You may not have guessed this, but when I was a child I was notorious for falling asleep at Mass. The people who sat in the pew behind us would watch and guess how long it would take (usually by the first reading!). With a few unintended exceptions, this stopped when I began my preparation for first Communion. The silence we have at times in Mass is not intended to give us snooze time or mind-wandering time, but is meant to be “pregnant silence.” It’s meant to be a time of prayer and reflection.

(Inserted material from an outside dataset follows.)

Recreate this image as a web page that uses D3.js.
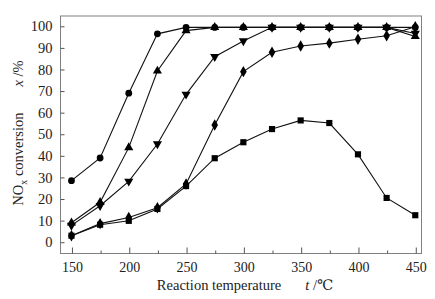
<!DOCTYPE html>
<html>
<head>
<meta charset="utf-8">
<script src="https://cdn.jsdelivr.net/npm/d3@7"></script>
<style>
  body { margin: 0; background: #fff; }
  text { font-family: "Liberation Serif", "DejaVu Serif", serif; fill: #222; }
</style>
</head>
<body>
<svg id="chart" width="435" height="299"></svg>
<script>
var temps = [150, 175, 200, 225, 250, 275, 300, 325, 350, 375, 400, 425, 450];

var circleSeries   = [28.5, 39, 69, 96.5, 99.5, 99.5, 99.5, 99.5, 99.5, 99.5, 99.5, 99.5, 99.5];
var triUpSeries    = [9, 18.5, 43.8, 79.3, 98, 99.5, 99.5, 99.5, 99.5, 99.5, 99.5, 99.5, 95.3];
var triDownSeries  = [7.8, 16.9, 28.2, 45.5, 68.5, 85.9, 93.2, 99.5, 99.5, 99.5, 99.5, 99.5, 96.7];
var diamondSeries  = [3, 8.6, 11.4, 16, 27, 54.3, 79, 88, 90.9, 92.2, 94, 95.6, 99.8];
var squareSeries   = [3, 8.1, 9.9, 15.4, 26, 38.9, 46.3, 52.4, 56.4, 55.2, 40.7, 20.5, 12.5];

var xMajorTicks = [150, 200, 250, 300, 350, 400, 450];
var xMinorTicks = [175, 225, 275, 325, 375, 425];
var yTicks = [0, 10, 20, 30, 40, 50, 60, 70, 80, 90, 100];

var LEFT = 60, RIGHT = 421, TOP = 15.5, BOTTOM = 253;

var svg = d3.select('#chart');

var xScale = d3.scaleLinear().domain([140, 455]).range([LEFT, RIGHT]);
var yScale = d3.scaleLinear().domain([-5, 105]).range([BOTTOM, TOP]);

// frame
svg.append('rect')
  .attr('x', LEFT + 0.5).attr('y', TOP + 0.5)
  .attr('width', RIGHT - LEFT).attr('height', BOTTOM - TOP)
  .attr('fill', 'none').attr('stroke', '#808080').attr('stroke-width', 1);

// x ticks point inward
var xAxis = d3.axisBottom(xScale).tickValues(xMajorTicks).tickSizeInner(-6).tickSizeOuter(0).tickPadding(9);
var gx = svg.append('g').attr('transform', 'translate(0.5,' + (BOTTOM + 0.5) + ')').call(xAxis);
gx.select('.domain').remove();
gx.selectAll('line').attr('stroke', '#555');
gx.selectAll('text').attr('font-size', '14px').attr('dy', '0.71em').attr('fill', '#222');

var xMinor = d3.axisBottom(xScale).tickValues(xMinorTicks).tickSizeInner(-3).tickSizeOuter(0).tickFormat('');
var gxm = svg.append('g').attr('transform', 'translate(0.5,' + (BOTTOM + 0.5) + ')').call(xMinor);
gxm.select('.domain').remove();
gxm.selectAll('line').attr('stroke', '#555');

var yAxis = d3.axisLeft(yScale).tickValues(yTicks).tickSizeInner(-4).tickSizeOuter(0).tickPadding(8);
var gy = svg.append('g').attr('transform', 'translate(' + (LEFT + 0.5) + ',0)').call(yAxis);
gy.select('.domain').remove();
gy.selectAll('line').attr('stroke', '#555');
gy.selectAll('text').attr('font-size', '14.5px').attr('fill', '#222');

// lines + markers
var line = d3.line()
  .x(function(d, i){ return xScale(temps[i]); })
  .y(function(d){ return yScale(d); });

var symbols = [
  { data: circleSeries,  type: d3.symbolCircle,   size: 36, rot: 0 },
  { data: triUpSeries,   type: d3.symbolTriangle, size: 36, rot: 0 },
  { data: triDownSeries, type: d3.symbolTriangle, size: 36, rot: 180 },
  { data: diamondSeries, type: d3.symbolDiamond,  size: 38, rot: 0 },
  { data: squareSeries,  type: d3.symbolSquare,   size: 38, rot: 0 }
];

symbols.forEach(function(s){
  svg.append('path')
    .attr('d', line(s.data))
    .attr('fill', 'none')
    .attr('stroke', '#111')
    .attr('stroke-width', 1.1);
});

symbols.forEach(function(s){
  svg.append('g').selectAll('path')
    .data(s.data)
    .enter().append('path')
    .attr('d', d3.symbol().type(s.type).size(s.size))
    .attr('transform', function(d, i){
      return 'translate(' + xScale(temps[i]) + ',' + yScale(d) + ') rotate(' + s.rot + ')';
    })
    .attr('fill', '#000');
});

// axis titles
var xt = svg.append('text')
  .attr('x', 245).attr('y', 290)
  .attr('text-anchor', 'middle')
  .attr('font-size', '14.5px');
xt.append('tspan').text('Reaction temperature');
xt.append('tspan').attr('dx', 24).attr('font-style', 'italic').text('t');
xt.append('tspan').text(' /℃');

var yt = svg.append('text')
  .attr('transform', 'translate(23,133) rotate(-90)')
  .attr('text-anchor', 'middle')
  .attr('font-size', '14.5px');
yt.append('tspan').text('NO');
yt.append('tspan').attr('font-size', '10px').attr('dy', 4).text('x');
yt.append('tspan').attr('dy', -4).text(' conversion');
yt.append('tspan').attr('dx', 26).attr('font-style', 'italic').text('x');
yt.append('tspan').text(' /%');
</script>
</body>
</html>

Here are some ways to use the silence at Mass well:
1. The first moment of silence during Mass comes when the priest says, “Let us acknowledge our sins…” You may wonder what to do when there is that short pause. Actually, it’s pretty simple – we think about our sins! We do this to remember that we are imperfect and yet loved by a merciful and good God. We also do this to prepare our hearts for the Word of God in the readings and in the Eucharist.
2. The second time we encounter silence in the Mass is after the priest says “Let us pray.” You may have noticed a little pause between that and when he starts praying from the book. This is not just so that he can catch his breath or find his place on the page (although, that happens sometimes too). The purpose is spelled out in the Instruction on the Mass: “All, together with the priest, observe a brief silence so that they may be conscious of the fact that they are in God’s presence and may formulate their petitions mentally.” So, after the priest says, “Let us pray,” we’re invited to do two things: 1. Call to mind the presence of God. This is big. We should take this moment to remember that GOD IS WITH US. And 2. We also should take this moment to lift up any prayers that we have in the silence of our hearts. The priest then offers all of our prayers up to God with the prayer he says out of the book.
In addition to silence at Mass, I would like to encourage you to set aside 10-15 minutes of silent prayer every day. If you do this for a few months, you will quickly want to do more. Once we have a little time with God, we can’t help but desire Him more and more.